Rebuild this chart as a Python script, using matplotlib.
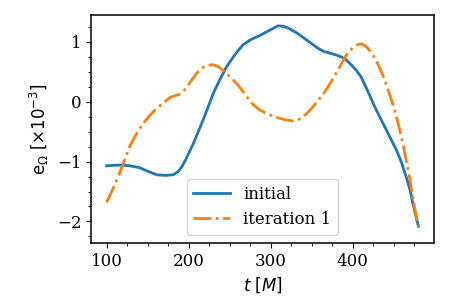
import matplotlib
matplotlib.use('Agg')
import matplotlib.pyplot as plt
from matplotlib.ticker import MultipleLocator

plt.rcParams['font.family'] = 'DejaVu Serif'
plt.rcParams['mathtext.fontset'] = 'dejavusans'

# initial
t_init = [100, 110, 120, 128, 140, 150, 161, 172, 181, 187, 192, 197, 205, 213, 220, 230,
          238, 246, 256, 266, 276, 287, 298, 309, 316, 323, 333, 343, 350, 358, 365,
          370, 378, 386, 392, 398, 404, 410, 417, 425, 432, 439, 446, 453, 459, 465,
          470, 473, 476, 480]
e_init = [-1.07, -1.06, -1.06, -1.07, -1.1, -1.16, -1.22, -1.23, -1.22, -1.17, -1.08, -0.95, -0.72, -0.46, -0.22, 0.14,
          0.37, 0.58, 0.78, 0.95, 1.04, 1.11, 1.19, 1.27, 1.26, 1.22, 1.14, 1.04, 0.97, 0.89, 0.84,
          0.82, 0.79, 0.75, 0.7, 0.62, 0.53, 0.42, 0.22, -0.03, -0.23, -0.42, -0.61, -0.8, -1.0, -1.25,
          -1.48, -1.68, -1.86, -2.08]

# iteration 1
t_it1 = [100, 108, 116, 122, 128, 135, 143, 152, 161, 170, 177, 183, 188, 193, 197, 203,
         210, 217, 224, 230, 237, 244, 253, 262, 270, 278, 287, 297, 307, 317, 327, 335,
         343, 350, 357, 364, 370, 376, 382, 388, 394, 400, 405, 410, 416, 421, 427, 433,
         439, 445, 451, 456, 461, 465, 469, 472, 475, 478, 480]
e_it1 = [-1.68, -1.45, -1.19, -0.97, -0.75, -0.57, -0.39, -0.24, -0.11, -0.01, 0.07, 0.1, 0.12, 0.17, 0.23, 0.35,
         0.48, 0.57, 0.61, 0.62, 0.58, 0.5, 0.38, 0.25, 0.1, -0.04, -0.14, -0.21, -0.26, -0.3, -0.32, -0.29,
         -0.21, -0.11, 0.01, 0.13, 0.25, 0.39, 0.53, 0.68, 0.82, 0.9, 0.95, 0.97, 0.93, 0.85, 0.73, 0.56,
         0.36, 0.12, -0.14, -0.4, -0.69, -0.97, -1.25, -1.5, -1.75, -1.95, -2.08]

fig = plt.figure(figsize=(4.57, 3.05), dpi=100)
ax = fig.add_axes([91 / 457, 1 - 243 / 305, 343 / 457, 228 / 305])

ax.plot(t_init, e_init, color='#1f77b4', lw=2, label='initial')
ax.plot(t_it1, e_it1, color='#ff7f0e', lw=2, ls='-.', label='iteration 1')

ax.set_ylim(-2.36, 1.45)
ax.xaxis.set_major_locator(MultipleLocator(100))
ax.xaxis.set_minor_locator(MultipleLocator(25))
ax.yaxis.set_major_locator(MultipleLocator(1))
ax.yaxis.set_minor_locator(MultipleLocator(0.25))
ax.tick_params(labelsize=12)
for s in ax.spines.values():
    s.set_linewidth(1.1)

ax.set_xlabel(r'$t\ [M]$', fontsize=12)
ax.set_ylabel(r'$\mathrm{e}_{\Omega}\ [\times10^{-3}]$', fontsize=12)
ax.legend(loc='lower center', fontsize=12, handlelength=2.2)

fig.savefig('out.png', dpi=100)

• [Exercise] Working from the material above, transcribe it exactly while omitting pictures.

• [Complete output]
Rebuild this chart as a Python script, using matplotlib.
import matplotlib
matplotlib.use('Agg')
import matplotlib.pyplot as plt
from matplotlib.ticker import MultipleLocator

plt.rcParams['font.family'] = 'DejaVu Serif'
plt.rcParams['mathtext.fontset'] = 'dejavusans'

# initial
t_init = [100, 110, 120, 128, 140, 150, 161, 172, 181, 187, 192, 197, 205, 213, 220, 230,
          238, 246, 256, 266, 276, 287, 298, 309, 316, 323, 333, 343, 350, 358, 365,
          370, 378, 386, 392, 398, 404, 410, 417, 425, 432, 439, 446, 453, 459, 465,
          470, 473, 476, 480]
e_init = [-1.07, -1.06, -1.06, -1.07, -1.1, -1.16, -1.22, -1.23, -1.22, -1.17, -1.08, -0.95, -0.72, -0.46, -0.22, 0.14,
          0.37, 0.58, 0.78, 0.95, 1.04, 1.11, 1.19, 1.27, 1.26, 1.22, 1.14, 1.04, 0.97, 0.89, 0.84,
          0.82, 0.79, 0.75, 0.7, 0.62, 0.53, 0.42, 0.22, -0.03, -0.23, -0.42, -0.61, -0.8, -1.0, -1.25,
          -1.48, -1.68, -1.86, -2.08]

# iteration 1
t_it1 = [100, 108, 116, 122, 128, 135, 143, 152, 161, 170, 177, 183, 188, 193, 197, 203,
         210, 217, 224, 230, 237, 244, 253, 262, 270, 278, 287, 297, 307, 317, 327, 335,
         343, 350, 357, 364, 370, 376, 382, 388, 394, 400, 405, 410, 416, 421, 427, 433,
         439, 445, 451, 456, 461, 465, 469, 472, 475, 478, 480]
e_it1 = [-1.68, -1.45, -1.19, -0.97, -0.75, -0.57, -0.39, -0.24, -0.11, -0.01, 0.07, 0.1, 0.12, 0.17, 0.23, 0.35,
         0.48, 0.57, 0.61, 0.62, 0.58, 0.5, 0.38, 0.25, 0.1, -0.04, -0.14, -0.21, -0.26, -0.3, -0.32, -0.29,
         -0.21, -0.11, 0.01, 0.13, 0.25, 0.39, 0.53, 0.68, 0.82, 0.9, 0.95, 0.97, 0.93, 0.85, 0.73, 0.56,
         0.36, 0.12, -0.14, -0.4, -0.69, -0.97, -1.25, -1.5, -1.75, -1.95, -2.08]

fig = plt.figure(figsize=(4.57, 3.05), dpi=100)
ax = fig.add_axes([91 / 457, 1 - 243 / 305, 343 / 457, 228 / 305])

ax.plot(t_init, e_init, color='#1f77b4', lw=2, label='initial')
ax.plot(t_it1, e_it1, color='#ff7f0e', lw=2, ls='-.', label='iteration 1')

ax.set_ylim(-2.36, 1.45)
ax.xaxis.set_major_locator(MultipleLocator(100))
ax.xaxis.set_minor_locator(MultipleLocator(25))
ax.yaxis.set_major_locator(MultipleLocator(1))
ax.yaxis.set_minor_locator(MultipleLocator(0.25))
ax.tick_params(labelsize=12)
for s in ax.spines.values():
    s.set_linewidth(1.1)

ax.set_xlabel(r'$t\ [M]$', fontsize=12)
ax.set_ylabel(r'$\mathrm{e}_{\Omega}\ [\times10^{-3}]$', fontsize=12)
ax.legend(loc='lower center', fontsize=12, handlelength=2.2)

fig.savefig('out.png', dpi=100)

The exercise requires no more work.